Outside in the fresh air, the fun started. We were stood atop the 1966 Cold War era Tonijn submarine, all 1 million kilos of it. Get in! Inside felt surprisingly spacious, until we though about a crew of 60 odd in there. Two ex submariners are inside, they spoke English, one pointing out which of the fold down beds was his. We mucked around with the periscopes (there are two, one with two eye lenses for navigation and one for a single eye for attack). The food, which they described as ‘something you’d never get’ lasted 7.5 weeks then they needed a ship or dock to stock up. They’d both been to Glasgow and Edinburgh, preferring the former for its Chinese food ‘hmmm, spare ribs’.
Next up, a minesweeper (they lay them too; seems they can’t make their minds up) floats in the adjacent harbour. This one, Abraham Crijnssen, is special for one reason. When the Japanese invaded the Dutch East Indies in WW2, the boat was stationed there. Not fancying handing his boat and crew over, the skipper had other ideas. Crazily (did they have relaxed drug laws back then?), he camouflaged the boat as a tropical island, using nearby foliage. During the day he anchored off the nearest island, and crept along at night. Refreshing the branches a few times, they managed to sneak off to Australia! On deck a couple of actors hilariously ponced about telling the story, interjecting a few English words just for us.
We tried to do a half job on the Schorpioen floating next to it, a whacking huge iron monster of a ramming ship. Apart from the leather seats and bath tub captain’s quarter opulence, the interesting fact here is the ship was once surrounded by hundreds of meters of barbed wire. Serving as the head quarters of the women’s branch of the Dutch Navy, the spiky metal was deemed necessary to fend off unwanted suitors! Our attempt to wander off was spotted by an over zealous official who busily waved us back on.

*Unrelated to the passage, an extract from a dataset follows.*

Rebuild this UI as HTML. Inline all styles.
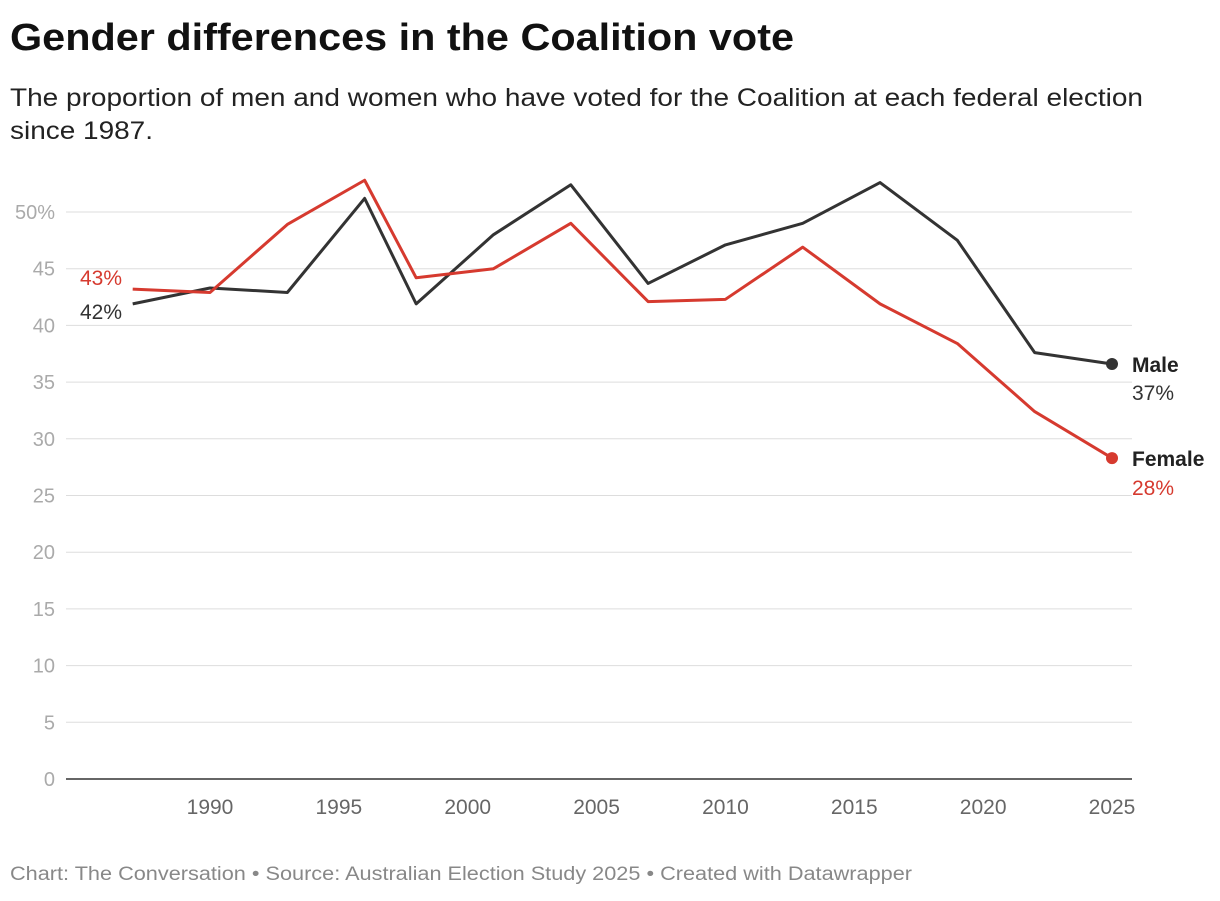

Finally escaping, we took in a quick tour of Kojak, the bulbous shiny grey head which held massive gubbins for a state of the art 3D radar dish. The thing span round 20 times a minute causing a force 7 wind inside. As we popped out heads inside, a fan, some vibrating floor, flashing lights and bouncing speakers created a great atmosphere.
What? There’s more? By this point flagging, the museum to the dock itself got short shrift. By far the most interesting bit for me was the exhibition on Somalia and their pirates. The Dutch navy, no longer needed for Cold War duty, now concentrates on peace missions (Bosnia and Kosovo) and obviously play a big anti-piracy part. Captured shot-up sniffs lie about with a load of information on the reasons for piracy (failed state, desperate people, enormous ransoms), tactics and efforts to halt them. One poster tells how the pirates aren’t choosy about targets, attacking a German Navy supply ship and Dutch frigate in 2010, both times being nabbed. Oops.
Once we’d finally finished at the museum we drove here. Our ‘All the Aires’ book said it was an official parking place but was written 3 years ago. Since then signs have gone up. Ah well, it’s 9pm now and the lighthouse opposite is blinking. The small hill of WW2 bunker has disappeared into the grey and a thousand other lights shine out. Maybe we won’t get shifted, fingers crossed.